Interpretable Boosted Decision Tree Analysis for the Majorana Demonstrator
I. J. Arnquist, F. T. Avignone, A. S. Barabash, C. J. Barton, K. H. Bhimani, E. Blalock, B. Bos, M. Busch, M. Buuck, T. S. Caldwell, Y -D. Chan, C. D. Christofferson, P. -H. Chu, M. L. Clark, C. Cuesta, J. A. Detwiler, Yu. Efremenko, S. R. Elliott, G. K. Giovanetti, M. P. Green, J. Gruszko, I. S. Guinn, V. E. Guiseppe, C. R. Haufe, R. Henning, D. Hervas Aguilar, E. W. Hoppe, A. Hostiuc, M. F. Kidd, I. Kim, R. T. Kouzes, T. E. Lannen, A. Li, J. M. Lopez-Castano, E. L. Martin, R. D. Martin, R. Massarczyk, S. J. Meijer, T. K. Oli, G. Othman, L. S. Paudel, W. Pettus, A. W. P. Poon, D. C. Radford, A. L. Reine, K. Rielage, N. W. Ruof, D. C. Schaper, D. Tedeschi, R. L. Varner, S. Vasilyev, J. F. Wilkerson, C. Wiseman, W. Xu, C. -H. Yu
TL;DR
The study tackles background suppression in $0νββ$ searches with HPGe detectors by training two gradient-boosted decision trees (MSBDT for multi-site events and αBDT for alpha events) on calibration-based DEP/SEP data, bolstered by data augmentation and distribution matching. A SHAP-based interpretability analysis reveals that AvsE, DCR, and drift-time corrections capture the bulk of the ML gains, and it identifies novel background categories that can inform and improve traditional analyses. The ML models achieve competitive or superior background rejection compared to the standard Majorana analyses across PPC and ICPC detectors, while maintaining signal efficiency, and demonstrate a reciprocal relationship where interpretability guides improvements to conventional cuts. The approach scales to LEGEND-1000 and lays groundwork for waveform-level models, enabling data-driven background suppression with transparent physical interpretation and detector-agnostic training capabilities.
Abstract
The Majorana Demonstrator is a leading experiment searching for neutrinoless double-beta decay with high purity germanium detectors (HPGe). Machine learning provides a new way to maximize the amount of information provided by these detectors, but the data-driven nature makes it less interpretable compared to traditional analysis. An interpretability study reveals the machine's decision-making logic, allowing us to learn from the machine to feedback to the traditional analysis. In this work, we have presented the first machine learning analysis of the data from the Majorana Demonstrator; this is also the first interpretable machine learning analysis of any germanium detector experiment.
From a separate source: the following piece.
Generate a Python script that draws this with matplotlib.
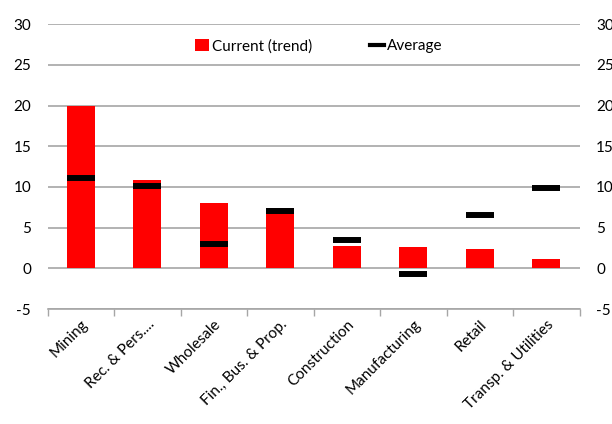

Two gradient boosted decision tree models are trained to learn from the data, and a game-theory-based model interpretability study is conducted to understand the origin of the classification power. By learning from data, this analysis recognizes the correlations among reconstruction parameters to further enhance the background rejection performance. By learning from the machine, this analysis reveals the importance of new background categories to reciprocally benefit the standard Majorana analysis. This model is highly compatible with next-generation germanium detector experiments like LEGEND since it can be simultaneously trained on a large number of detectors.